Civitella Ranieri is an early Renaissance castle in Umbria. The Ranieri family, a noble Italian bloodline, first settled in Perugia and has owned the land since the early 11th century. Ursula Corning, a distant relative to the Ranieri family, turned the castle into the Civitella Ranieri Foundation, which started operating as an artist residency in 1995.

== Foundation ==
Each residency community at Civitella Ranieri Foundation is selected by a jury, and it brings together 12-15 international artists, writers and composers at pivotal moments in their careers.

The Foundation provides studio space, accommodation, board, and covers travel expenses.

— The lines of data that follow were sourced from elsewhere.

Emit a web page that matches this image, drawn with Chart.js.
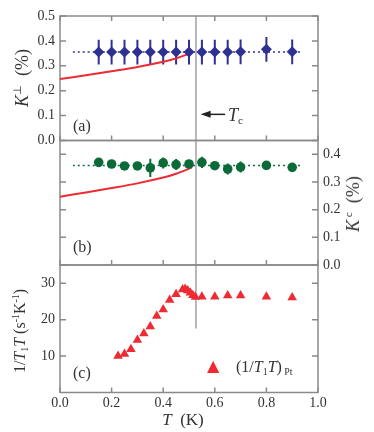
<!DOCTYPE html>
<html lang="en">
<head>
<meta charset="UTF-8">
<title>Knight shift and 1/T1T vs T</title>
<script src="https://cdn.jsdelivr.net/npm/chart.js"></script>
<style>
    body {
        margin: 0;
        background: #fff;
        font-family: 'Liberation Serif', serif;
        color: #333;
    }

    #wrap {
        position: relative;
        width: 374px;
        height: 432px;
    }

    canvas {
        position: absolute;
        left: 0;
        top: 0;
    }

    .lbl {
        position: absolute;
        white-space: nowrap;
        font-size: 16px;
        line-height: 1;
        color: #333;
    }

    .rot {
        transform: translate(-50%, -50%) rotate(-90deg);
    }

    .mid {
        transform: translate(0, -50%);
    }

    .sup {
        font-size: 0.62em;
        position: relative;
        top: -0.6em;
    }

    .sub {
        font-size: 0.62em;
        position: relative;
        top: 0.3em;
    }
</style>
</head>

<body>
<div id="wrap">
    <canvas id="panelA" width="374" height="432"></canvas>
    <canvas id="panelB" width="374" height="432"></canvas>
    <canvas id="panelC" width="374" height="432"></canvas>

    <div class="lbl rot" style="left:22px;top:78px;font-size:18px"><i>K</i><span class="sup">⊥</span>&nbsp;&nbsp;(%)</div>
    <div class="lbl rot" style="left:353px;top:204px;font-size:18px"><i>K</i><span class="sup">&nbsp;c</span>&nbsp;&nbsp;(%)</div>
    <div class="lbl rot" style="left:20px;top:331px">1/<i>T</i><span class="sub">1</span><i>T</i>&nbsp;(s<span class="sup">-1</span>K<span class="sup">-1</span>)</div>
    <div class="lbl" style="left:183px;top:419px;transform:translate(-50%,-50%);font-size:17px"><i>T</i>&nbsp;&nbsp;(K)</div>

    <div class="lbl mid" style="left:73px;top:126px">(a)</div>
    <div class="lbl mid" style="left:73px;top:247px">(b)</div>
    <div class="lbl mid" style="left:73px;top:373px">(c)</div>

    <div class="lbl mid" style="left:228px;top:115px;font-size:18px"><i>T</i><span class="sub">c</span></div>

    <div class="lbl mid" style="left:207px;top:366px;color:#ee2a32;font-family:'DejaVu Sans';font-size:16px">▲</div>
    <div class="lbl mid" style="left:236px;top:367px">(1/<i>T</i><span class="sub">1</span><i>T</i>)<span class="sub">&nbsp;Pt</span></div>
</div>

<script>
    // temperatures (K) and Knight shift K_perp (%), panel (a)
    const tempsA = [0.15, 0.2, 0.25, 0.3, 0.35, 0.4, 0.45, 0.5, 0.55, 0.6, 0.65, 0.7, 0.8, 0.9];
    const kPerp = [0.355, 0.355, 0.355, 0.355, 0.355, 0.355, 0.355, 0.355, 0.355, 0.355, 0.355, 0.356, 0.366, 0.356];
    const kPerpErr = [0.05, 0.05, 0.05, 0.05, 0.05, 0.05, 0.05, 0.05, 0.05, 0.05, 0.05, 0.05, 0.05, 0.05];

    // Knight shift K_c (%), panel (b)
    const tempsB = [0.15, 0.2, 0.25, 0.3, 0.35, 0.4, 0.45, 0.5, 0.55, 0.6, 0.65, 0.7, 0.8, 0.9];
    const kC = [0.371, 0.365, 0.358, 0.358, 0.351, 0.369, 0.363, 0.365, 0.371, 0.359, 0.347, 0.354, 0.36, 0.353];
    const kCErr = [0.008, 0.008, 0.008, 0.008, 0.033, 0.02, 0.02, 0.01, 0.02, 0.015, 0.02, 0.02, 0.008, 0.008];

    // 1/T1T (s^-1 K^-1), panel (c)
    const tempsC = [0.225, 0.25, 0.275, 0.3, 0.325, 0.35, 0.375, 0.4, 0.425, 0.45, 0.475, 0.485, 0.495, 0.505, 0.515, 0.525, 0.55, 0.6, 0.65, 0.7, 0.8, 0.9];
    const relax = [10.0, 10.6, 11.9, 14.4, 16.2, 18.1, 21.0, 22.8, 25.4, 27.0, 28.3, 28.4, 28.0, 27.4, 26.7, 26.2, 26.3, 26.3, 26.6, 26.6, 26.3, 26.1];

    // calculated curve (red) shown in (a) and (b)
    const calcT = [0, 0.1, 0.2, 0.3, 0.4, 0.45, 0.51];
    const calcK = [0.247, 0.262, 0.278, 0.295, 0.316, 0.33, 0.352];

    const tc = 0.527;
    const fitPerp = 0.355;
    const fitC = 0.36;
    const fitRange = [0.05, 0.94];
    const tcLineLowC = 17.6;
    const arrowFrom = 0.64, arrowTo = 0.545, arrowK = 0.105;

    const xTicks = [0, 0.2, 0.4, 0.6, 0.8, 1.0];
    const yTicksA = [0, 0.1, 0.2, 0.3, 0.4, 0.5];
    const yTicksB = [0, 0.1, 0.2, 0.3, 0.4];
    const yTicksC = [10, 20, 30];

    const BLUE = '#2e3192';
    const GREEN = '#0b6a38';
    const RED = '#ee2a32';
    const GREY = '#8a8a8a';
    const tickFont = { family: "'Liberation Serif', serif", size: 14 };

    const pts = (xs, ys) => xs.map((x, i) => ({ x: x, y: ys[i] }));

    // frame + inward tick marks
    const framePlugin = {
        id: 'frame',
        beforeDatasetsDraw(chart, args, opts) {
            const { ctx, chartArea: a, scales } = chart;
            ctx.save();
            ctx.strokeStyle = GREY;
            ctx.lineWidth = 1.5;
            ctx.strokeRect(a.left, a.top, a.right - a.left, a.bottom - a.top);
            ctx.beginPath();
            scales.x.ticks.forEach(t => {
                const px = scales.x.getPixelForValue(t.value);
                if (opts.top) { ctx.moveTo(px, a.top); ctx.lineTo(px, a.top + 5); }
                if (opts.bottom) { ctx.moveTo(px, a.bottom); ctx.lineTo(px, a.bottom - 5); }
            });
            scales.y.ticks.forEach(t => {
                const py = scales.y.getPixelForValue(t.value);
                ctx.moveTo(a.left, py); ctx.lineTo(a.left + 6, py);
                ctx.moveTo(a.right, py); ctx.lineTo(a.right - 6, py);
            });
            ctx.stroke();
            ctx.restore();
        }
    };

    // vertical error bars from dataset.errors
    const errorBarPlugin = {
        id: 'errorBars',
        beforeDatasetsDraw(chart) {
            const { ctx, scales } = chart;
            chart.data.datasets.forEach(ds => {
                if (!ds.errors) return;
                ctx.save();
                ctx.strokeStyle = ds.backgroundColor;
                ctx.lineWidth = 2;
                ctx.beginPath();
                ds.data.forEach((p, i) => {
                    const px = scales.x.getPixelForValue(p.x);
                    ctx.moveTo(px, scales.y.getPixelForValue(p.y - ds.errors[i]));
                    ctx.lineTo(px, scales.y.getPixelForValue(p.y + ds.errors[i]));
                });
                ctx.stroke();
                ctx.restore();
            });
        }
    };

    // arrow pointing at Tc line in panel (a)
    const arrowPlugin = {
        id: 'tcArrow',
        afterDatasetsDraw(chart, args, opts) {
            if (!opts.show) return;
            const { ctx, scales } = chart;
            const x0 = scales.x.getPixelForValue(arrowFrom);
            const x1 = scales.x.getPixelForValue(arrowTo);
            const y = scales.y.getPixelForValue(arrowK);
            ctx.save();
            ctx.strokeStyle = '#222';
            ctx.fillStyle = '#222';
            ctx.lineWidth = 1.5;
            ctx.beginPath();
            ctx.moveTo(x0, y);
            ctx.lineTo(x1 + 6, y);
            ctx.stroke();
            ctx.beginPath();
            ctx.moveTo(x1, y);
            ctx.lineTo(x1 + 10, y - 3.5);
            ctx.lineTo(x1 + 10, y + 3.5);
            ctx.closePath();
            ctx.fill();
            ctx.restore();
        }
    };

    function fixedTicks(list) {
        return s => { s.ticks = list.map(v => ({ value: v })); };
    }

    function makePanel(id, cfg) {
        return new Chart(document.getElementById(id), {
            type: 'scatter',
            data: { datasets: cfg.datasets },
            options: {
                responsive: false,
                animation: false,
                layout: { padding: cfg.padding },
                plugins: {
                    legend: { display: false },
                    tooltip: { enabled: false },
                    frame: { top: cfg.topTicks, bottom: true },
                    tcArrow: { show: !!cfg.arrow }
                },
                scales: {
                    x: {
                        type: 'linear',
                        min: 0,
                        max: 1,
                        position: 'bottom',
                        afterBuildTicks: fixedTicks(xTicks),
                        ticks: {
                            display: !!cfg.xLabels,
                            font: tickFont,
                            color: '#333',
                            padding: 2,
                            maxRotation: 0,
                            callback: v => v.toFixed(1)
                        },
                        grid: { display: false, drawTicks: false },
                        border: { display: false },
                        afterFit: s => { s.height = cfg.xHeight; }
                    },
                    y: {
                        type: 'linear',
                        min: cfg.yMin,
                        max: cfg.yMax,
                        position: cfg.yPos,
                        afterBuildTicks: fixedTicks(cfg.yTicks),
                        ticks: {
                            font: tickFont,
                            color: '#333',
                            padding: 5,
                            callback: cfg.yFormat
                        },
                        grid: { display: false, drawTicks: false },
                        border: { display: false },
                        afterFit: s => { s.width = cfg.yWidth; }
                    }
                }
            },
            plugins: [framePlugin, errorBarPlugin, arrowPlugin]
        });
    }

    const lineDs = (data, color, width, dash) => ({
        data: data,
        showLine: true,
        borderColor: color,
        borderWidth: width,
        borderDash: dash || [],
        pointRadius: 0,
        tension: 0.3
    });

    // panel (a)
    makePanel('panelA', {
        padding: { left: 0, right: 56, top: 16, bottom: 291.5 },
        yMin: 0, yMax: 0.5, yPos: 'left', yWidth: 60, yTicks: yTicksA,
        yFormat: v => v.toFixed(1),
        xHeight: 0, topTicks: true, arrow: true,
        datasets: [
            {
                data: pts(tempsA, kPerp),
                errors: kPerpErr,
                pointStyle: 'rectRot',
                pointRadius: 5.5,
                backgroundColor: BLUE,
                borderColor: BLUE,
                borderWidth: 0
            },
            lineDs(pts(calcT, calcK), RED, 2),
            lineDs(pts(fitRange, [fitPerp, fitPerp]), BLUE, 1.5, [2, 3]),
            lineDs([{ x: tc, y: 0 }, { x: tc, y: 0.5 }], GREY, 1.2)
        ]
    });

    // panel (b)
    makePanel('panelB', {
        padding: { left: 60, right: 0, top: 140.5, bottom: 167 },
        yMin: 0, yMax: 0.45, yPos: 'right', yWidth: 56, yTicks: yTicksB,
        yFormat: v => v.toFixed(1),
        xHeight: 0, topTicks: false,
        datasets: [
            {
                data: pts(tempsB, kC),
                errors: kCErr,
                pointStyle: 'circle',
                pointRadius: 4.8,
                backgroundColor: GREEN,
                borderColor: GREEN,
                borderWidth: 0
            },
            lineDs(pts(calcT, calcK), RED, 2),
            lineDs(pts(fitRange, [fitC, fitC]), GREEN, 1.5, [2, 3]),
            lineDs([{ x: tc, y: 0 }, { x: tc, y: 0.45 }], GREY, 1.2)
        ]
    });

    // panel (c)
    makePanel('panelC', {
        padding: { left: 0, right: 56, top: 265, bottom: 0 },
        yMin: 0, yMax: 35, yPos: 'left', yWidth: 60, yTicks: yTicksC,
        yFormat: v => String(v),
        xHeight: 39.5, xLabels: true, topTicks: false,
        datasets: [
            {
                data: pts(tempsC, relax),
                pointStyle: 'triangle',
                pointRadius: 5.5,
                backgroundColor: RED,
                borderColor: RED,
                borderWidth: 0
            },
            lineDs([{ x: tc, y: tcLineLowC }, { x: tc, y: 35 }], GREY, 1.2)
        ]
    });
</script>
</body>
</html>
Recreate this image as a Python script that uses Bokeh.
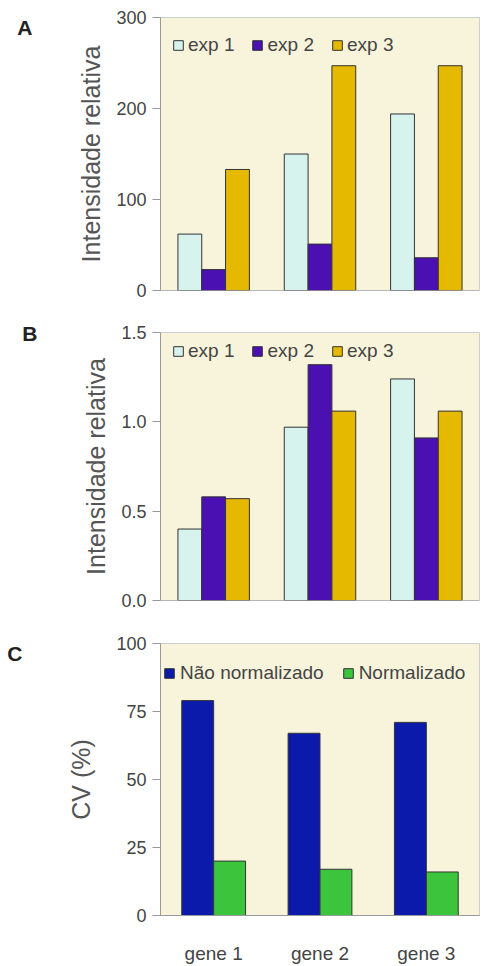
from bokeh.plotting import figure
from bokeh.layouts import column
from bokeh.models import (ColumnDataSource, FactorRange, CustomJSTickFormatter, LinearAxis,
                          FixedTicker, Span)
from bokeh.transform import dodge
from bokeh.embed import file_html
from bokeh.resources import INLINE

genes = ["gene 1", "gene 2", "gene 3"]
exp_labels = ["exp 1", "exp 2", "exp 3"]
a_exp1 = [62, 150, 194]
a_exp2 = [23, 51, 36]
a_exp3 = [133, 247, 247]
b_exp1 = [0.40, 0.97, 1.24]
b_exp2 = [0.58, 1.32, 0.91]
b_exp3 = [0.57, 1.06, 1.06]
c_labels = ["Não normalizado", "Normalizado"]
c_nao = [79, 67, 71]
c_norm = [20, 17, 16]

FONT = "Liberation Sans"
BG = "#f8f4dc"
exp_colors = ["#d6f3ee", "#4a10b2", "#e4b900"]
c_colors = ["#0c1aab", "#3cc43c"]


def style(p, ylabel, show_x, leg_x, leg_y):
    p.background_fill_color = BG
    p.border_fill_color = "white"
    p.outline_line_color = "#cfcfcf"
    p.xgrid.grid_line_color = None
    p.ygrid.grid_line_color = None
    ya = p.yaxis[0]
    ya.axis_label = ylabel
    ya.axis_label_text_font = FONT
    ya.axis_label_text_font_style = "normal"
    ya.axis_label_text_font_size = "25px"
    ya.axis_label_text_color = "#555555"
    ya.axis_label_standoff = 8
    ya.major_label_text_font = FONT
    ya.major_label_text_font_size = "18px"
    ya.major_label_text_color = "#444444"
    ya.axis_line_color = "#999999"
    ya.major_tick_line_color = "#999999"
    ya.major_tick_out = 8
    ya.major_tick_in = 0
    ya.minor_tick_line_color = None
    ya.major_label_standoff = 6
    xa = p.xaxis[0]
    xa.axis_line_color = "#999999"
    xa.major_tick_line_color = None
    xa.major_label_text_font = FONT
    xa.major_label_text_font_size = "19px"
    xa.major_label_text_color = "#444444"
    xa.major_label_standoff = 21
    if not show_x:
        xa.visible = False
        p.add_layout(Span(location=0, dimension="width", line_color="#999999", line_width=1))
    p.legend.orientation = "horizontal"
    p.legend.location = (leg_x, leg_y)
    p.legend.background_fill_alpha = 0
    p.legend.border_line_alpha = 0
    p.legend.label_text_font = FONT
    p.legend.label_text_font_size = "19px"
    p.legend.label_text_color = "#444444"
    p.legend.glyph_width = 12
    p.legend.glyph_height = 12
    p.legend.label_standoff = 4
    p.legend.spacing = 17
    p.legend.padding = 0
    p.legend.margin = 0


def make_panel(letter, letter_at, height, top, bottom, y_end, ylabel, series, labels, colors,
               width_frac, ticks, show_x, leg_x, leg_below_top):
    frame_h = height - top - bottom
    p = figure(x_range=FactorRange(factors=genes, range_padding=0), y_range=(0, y_end),
               width=481, height=height, output_backend="svg", toolbar_location=None,
               min_border_left=160, min_border_right=2, min_border_top=top,
               min_border_bottom=bottom)
    src = ColumnDataSource(dict(genes=genes, **{f"s{i}": s for i, s in enumerate(series)}))
    n = len(series)
    for i in range(n):
        off = (i - (n - 1) / 2) * width_frac
        p.vbar(x=dodge("genes", off, range=p.x_range), top=f"s{i}", width=width_frac,
               source=src, fill_color=colors[i], line_color="#333333", line_width=1,
               legend_label=labels[i])
    p.yaxis.ticker = ticks
    style(p, ylabel, show_x, leg_x, frame_h - leg_below_top)
    # panel letter as a bare extra axis, placed outside the primary y axis
    letter_axis = LinearAxis(ticker=FixedTicker(ticks=[letter_at]),
                             major_label_overrides={letter_at: letter},
                             axis_line_color=None, major_tick_line_color=None,
                             minor_tick_line_color=None, major_tick_out=0, major_tick_in=0,
                             major_label_standoff=42,
                             major_label_text_font=FONT, major_label_text_font_style="bold",
                             major_label_text_font_size="21px",
                             major_label_text_color="#222222")
    p.add_layout(letter_axis, "left")
    return p


pa = make_panel("A", 289, 310, 17, 20, 300, "Intensidade relativa",
                [a_exp1, a_exp2, a_exp3], exp_labels, exp_colors, 0.224,
                [0, 100, 200, 300], False, 12, 39)
pb = make_panel("B", 1.494, 310, 22, 20, 1.5, "Intensidade relativa",
                [b_exp1, b_exp2, b_exp3], exp_labels, exp_colors, 0.224,
                [0, 0.5, 1.0, 1.5], False, 12, 30)
pb.yaxis[0].formatter = CustomJSTickFormatter(code="return tick.toFixed(1);")
pc = make_panel("C", 96.4, 346, 23, 44, 100, "CV (%)",
                [c_nao, c_norm], c_labels, c_colors, 0.30,
                [0, 25, 50, 75, 100], True, 3, 48)
pc.yaxis[0].axis_label_standoff = 18
pc.legend.spacing = 18
pc.legend.label_standoff = 5

layout = column(pa, pb, pc, spacing=0)
open("out.html", "w").write(file_html(layout, INLINE))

Dana Prescott has been the Foundation's Executive Director since 2007.

== Notable alumni ==
Civitella Ranieri Fellows have been awarded numerous honors, including Pulitzer Prize, Guggenheim Fellowships, Fulbright Grants, National Endowment for the Arts Grants and Fellowships, and MacArthur Foundation Grants. Compositions by Civitella Ranieri Music Fellows have been performed by symphonies worldwide and have received awards such as the Grammy’s; Civitella Ranieri Visual Arts Fellows are represented in museum collections and exhibitions, such as the Venice Biennale and the Whitney Biennial; Writing Fellows have received awards such as the National Book Award.

=== Notable fellows ===
==== Film ====
- Mabel Cheung
- Atom Egoyan

==== Music ====
- Martin Bresnick
- Du Yun
- John Harbison
- Alexander Hawkins
- Fred Hersch
- Anders Hillborg
- Johann Johannsson
- Tania Leon
- Andrew Norman
- Pauline Oliveros
- Elliott Sharp
- Esperanza Spalding
- Elizabeth Vercoe
- Yehudi Weiner

==== Writing ====
- A. Igoni Barrett
- Andrei Bitov
- Brian Chikwava
- Henri Cole
- Billy Collins
- Mia Couto
- Kamel Daoud
- Anita Desai
- Sarah Hall
- Rachel Kushner
- Mike McCormack
- Azar Nafisi
- Robert Stone
- Mark Strand
- Kae Tempest

==== Visual Arts ====
- Allora & Calzadilla
- Emma Amos
- El Anatsui
- Alison Bechdel
- Manfredi Beninati
- Xu Bing
- Joan Wadleigh Curran
- Yun-Fei Ji
- William Kentridge
- Lat
- Kerry James Marshall
- Martha Rosler
- Matthias Weischer
- Sun Xun

=== Notable Director’s Guests ===
A select number of Director’s Guests are invited to join each residency session. Notable Director’s Guests include Vivien Greene (2016), Rosanna Warren (2015), Fred Hersch (2013), Ann Beattie (2013), Tobias Wolff (2012), John Eaton (2011), Mark Strand (2008 and 2011), James Siena (2010), and Yehudi Wyner (2009).